We are a country of diverse people with diverse histories and diverse beliefs, so it shouldn’t be too hard to imagine that pride in our country may be complicated for some people. How can the 4th of July be more inclusive, considering that we have both a lot to celebrate and a lot to reckon with? For me, I think the opportunity lies in expanding the narrative of what the holiday represents and how we celebrate it.
July 4th is a perfect opportunity to be open about the entirety of America's history, both its triumphs and its failures. Acknowledging and discussing the reality of the past doesn't have to detract from our country’s many great achievements. Instead, it can create a more nuanced picture to foster empathy and understanding—if we acknowledge and discuss the failures of our past, doesn’t that mean we may not be doomed to repeat them?

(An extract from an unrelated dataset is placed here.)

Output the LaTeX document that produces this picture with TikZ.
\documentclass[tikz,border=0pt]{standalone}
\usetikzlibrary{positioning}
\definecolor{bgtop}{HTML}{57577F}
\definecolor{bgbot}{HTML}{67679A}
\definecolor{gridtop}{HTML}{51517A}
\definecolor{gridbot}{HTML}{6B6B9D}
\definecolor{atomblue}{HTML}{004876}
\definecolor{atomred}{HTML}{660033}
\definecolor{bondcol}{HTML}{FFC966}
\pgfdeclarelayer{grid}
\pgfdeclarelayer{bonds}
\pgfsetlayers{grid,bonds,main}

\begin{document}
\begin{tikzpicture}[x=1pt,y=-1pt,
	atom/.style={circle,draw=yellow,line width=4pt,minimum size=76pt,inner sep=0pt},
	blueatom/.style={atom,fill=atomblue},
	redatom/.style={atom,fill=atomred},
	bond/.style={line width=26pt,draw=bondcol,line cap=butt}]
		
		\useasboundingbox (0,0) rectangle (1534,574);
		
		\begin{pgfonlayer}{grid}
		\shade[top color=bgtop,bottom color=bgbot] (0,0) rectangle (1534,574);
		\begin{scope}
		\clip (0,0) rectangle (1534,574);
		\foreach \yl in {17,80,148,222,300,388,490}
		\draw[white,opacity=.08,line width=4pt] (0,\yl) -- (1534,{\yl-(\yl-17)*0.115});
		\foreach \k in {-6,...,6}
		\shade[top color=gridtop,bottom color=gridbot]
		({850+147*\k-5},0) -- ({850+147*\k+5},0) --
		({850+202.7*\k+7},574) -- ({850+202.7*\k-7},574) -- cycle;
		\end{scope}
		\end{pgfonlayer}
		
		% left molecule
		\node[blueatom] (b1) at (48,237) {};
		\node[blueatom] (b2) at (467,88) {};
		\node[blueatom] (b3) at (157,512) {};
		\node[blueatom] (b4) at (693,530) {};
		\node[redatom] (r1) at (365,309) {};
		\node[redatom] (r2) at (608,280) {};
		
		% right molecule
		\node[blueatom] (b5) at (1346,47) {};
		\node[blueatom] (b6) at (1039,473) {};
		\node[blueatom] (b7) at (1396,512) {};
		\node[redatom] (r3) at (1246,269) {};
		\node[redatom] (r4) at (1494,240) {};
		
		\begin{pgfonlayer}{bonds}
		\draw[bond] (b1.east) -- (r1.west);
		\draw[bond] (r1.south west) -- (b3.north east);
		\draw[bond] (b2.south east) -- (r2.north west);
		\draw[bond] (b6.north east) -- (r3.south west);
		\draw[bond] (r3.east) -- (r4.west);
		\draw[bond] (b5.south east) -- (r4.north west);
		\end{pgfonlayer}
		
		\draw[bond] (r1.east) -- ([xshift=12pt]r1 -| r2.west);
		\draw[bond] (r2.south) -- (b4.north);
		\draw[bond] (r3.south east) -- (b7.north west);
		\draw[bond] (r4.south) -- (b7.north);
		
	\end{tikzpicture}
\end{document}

It will likely take a lot of time, but we must redefine patriotism in more inclusive terms. Patriotism must not only be about pride in our country but also about recognizing and respecting its diversity. Celebrations must embrace the truthful diversity of American experiences and identities, highlighting the wide variety of contributions to our nation's evolution. Then, public display of patriotic symbols, such as the flag, could instead be seen as an invitation for everyone to celebrate freedom, democracy, and the potential for progress rather than a symbol of division. But we have to consider including other cultural symbols that represent the vast array of humans who participated in our country’s development.
Inclusive celebrations can be community-driven, much like they’ve always been, focusing on shared experiences and values. They could feature cultural performances, exhibits, and public talks that highlight the contributions of diverse communities to this country’s history and culture. Approaching it this way would not only make the 4th more inclusive, but it would also enrich the celebrations, adding depth and meaning to the holiday.

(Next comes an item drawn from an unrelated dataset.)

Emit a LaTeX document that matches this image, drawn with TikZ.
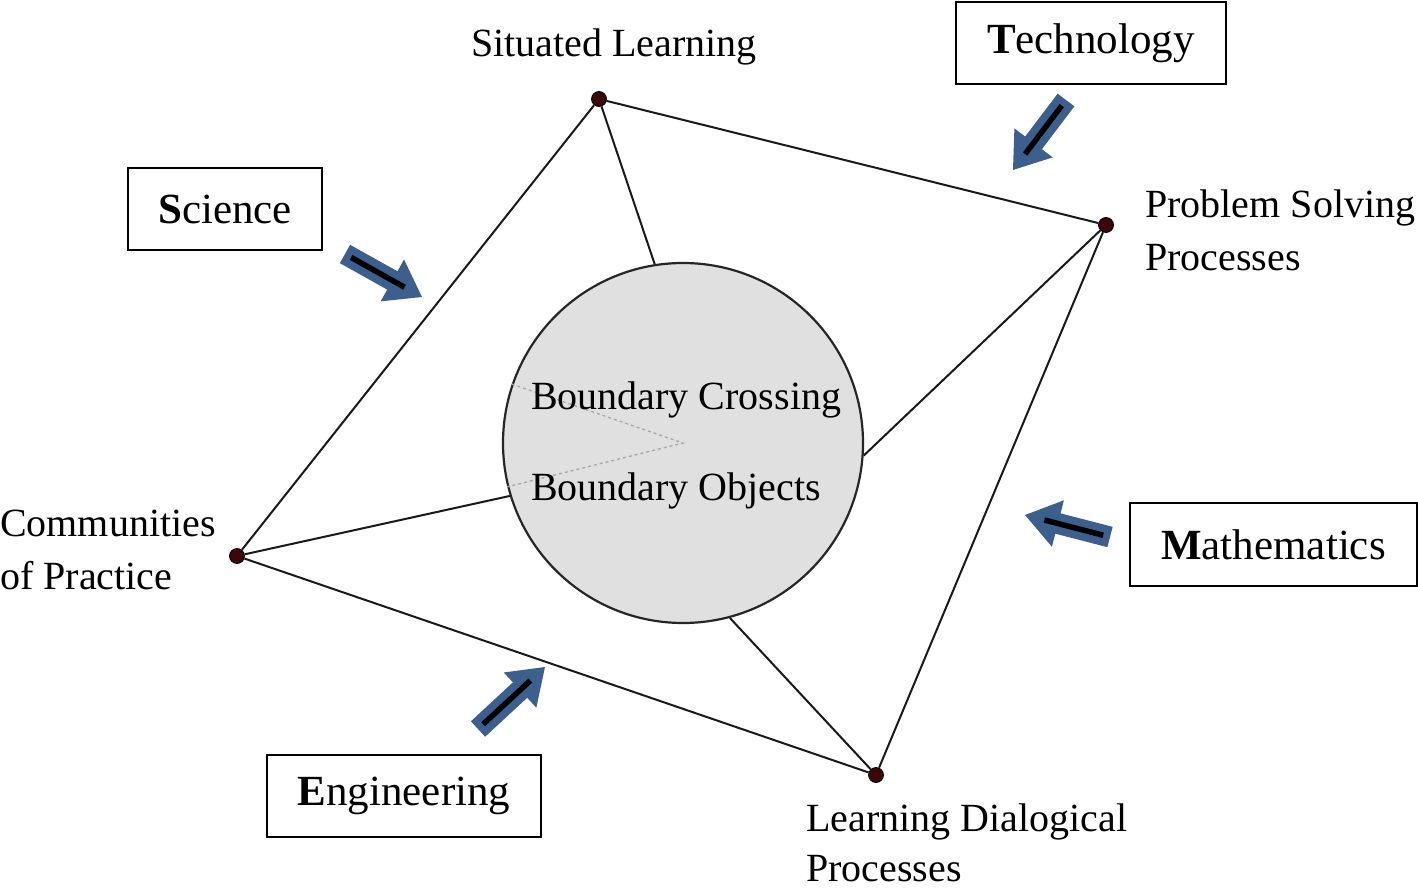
\documentclass[tikz,border=0pt]{standalone}
\usepackage{fontspec}
\setmainfont{Liberation Serif}
\usetikzlibrary{calc}
\definecolor{arrowblue}{HTML}{3D5F8E}
\definecolor{dotred}{HTML}{3A0808}
\definecolor{circfill}{HTML}{E0E0E0}
\newcommand{\fatarrow}[2]{%
  \coordinate (H) at ($(#2)!34pt!(#1)$);
  \fill[arrowblue] ($(#1)!10.5pt!90:(#2)$) -- ($(H)!10.5pt!-90:(#1)$) -- ($(H)!24pt!-90:(#1)$) -- (#2)
     -- ($(H)!24pt!90:(#1)$) -- ($(H)!10.5pt!90:(#1)$) -- ($(#1)!10.5pt!-90:(#2)$) -- cycle;
  \draw[line width=5.5pt] ($(#1)!7pt!(#2)$) -- ($(#2)!20pt!(#1)$);
}
\begin{document}
\begin{tikzpicture}[x=1pt,y=-1pt,
  lbl/.style={font=\fontsize{40}{53}\selectfont, inner sep=0pt, align=left},
  boxlbl/.style={draw, line width=2.8pt, font=\fontsize{43}{50}\selectfont, inner sep=0pt},
  dot/.style={circle, fill=dotred, draw=black, line width=0.8pt, minimum size=15pt, inner sep=0pt},
  edge/.style={line width=2pt, black!90}]
\useasboundingbox (0,0) rectangle (1418,893);
% central circle
\node[circle, fill=circfill, draw=black!85, line width=2.2pt, minimum size=360pt, inner sep=0pt] (C) at (683,443) {};
\draw[dashed, gray!70, line width=1.3pt] (C.161) -- (C.center) -- (C.194.5);
\node[lbl, anchor=base west] (bc) at (531,409) {Boundary Crossing};
\node[lbl, anchor=base west] (bo) at (531,500) {Boundary Objects};
% dots
\node[dot] (SL) at (599,99) {};
\node[dot] (PS) at (1106,225) {};
\node[dot] (LD) at (876,775) {};
\node[dot] (CP) at (237,556) {};
% edges
\draw[edge] (SL) -- (PS);
\draw[edge] (PS) -- (LD);
\draw[edge] (LD) -- (CP);
\draw[edge] (CP) -- (SL);
\draw[edge] (SL) -- (C.99.9);
\draw[edge] (PS) -- (C.-4.4);
\draw[edge] (LD) -- (C.-75.2);
\draw[edge] (CP) -- (C.197.5);
% labels
\node[lbl, anchor=base] (tSL) at (614,57) {Situated Learning};
\node[lbl, anchor=north west] (tPS) at (1145,190) {Problem Solving\\Processes};
\node[lbl, anchor=north west] (tCP) at (0,510) {Communities\\of Practice};
\node[lbl, anchor=north west, font=\fontsize{40}{50}\selectfont] (tLD) at (806,804) {Learning Dialogical\\Processes};
% boxes
\node[boxlbl, minimum width=270pt, minimum height=82pt] (tech) at (1091,43) {\textbf{T}echnology};
\node[boxlbl, minimum width=194pt, minimum height=82pt] (sci) at (225,209) {\textbf{S}cience};
\node[boxlbl, minimum width=287pt, minimum height=83pt] (math) at (1273.5,544.5) {\textbf{M}athematics};
\node[boxlbl, minimum width=274pt, minimum height=82pt] (eng) at (404,796) {\textbf{E}ngineering};
% block arrows
\coordinate (sa1) at (345,254); \coordinate (sa2) at (422,297);
\coordinate (ta1) at (1066,100); \coordinate (ta2) at (1013,170);
\coordinate (ma1) at (1110,537); \coordinate (ma2) at (1025,515);
\coordinate (ea1) at (478,729); \coordinate (ea2) at (545,667);
\fatarrow{sa1}{sa2}
\fatarrow{ta1}{ta2}
\fatarrow{ma1}{ma2}
\fatarrow{ea1}{ea2}
\end{tikzpicture}
\end{document}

Our education system plays a significant role in shaping perceptions of national holidays. While there is so much unnecessary debate about what is called ‘Critical Race Theory,’ there is no reason to reject uncomfortable truths about our country’s past. Schools could use this particular holiday to educate students about the different facets of our history, including the hardships various communities face. This approach encourages an informed, empathetic form of patriotism.
Public acknowledgment of historical injustices is another important step toward inclusivity. Monuments, public holidays, and remembrance events that honor the victims of historical injustices are visible reminders of the past, encouraging society to acknowledge and learn from our mistakes. By recognizing these painful histories alongside Independence Day, we can ensure that the 4th of July is a celebration not of selective history, but our nation’s journey as a whole.
I’ve always known that the 4th of July was a day of celebration, family, and community. What I was never taught, however, is that it is also a day of reflection. It must also be an opportunity to revel in our freedoms and acknowledge the struggles endured to secure those freedoms and the work that remains to be done. The spirit of the holiday cannot be to glorify a sanitized version of our past but to celebrate the ongoing journey of progress, which involves all of us. With greater understanding, dialogue, and inclusivity, we can transform this holiday into a day that truly represents the collective experience of the American people.
And, also, July 4th is my lovely partner’s birthday. Happy Birthday, Laura. I sure am happy you were born.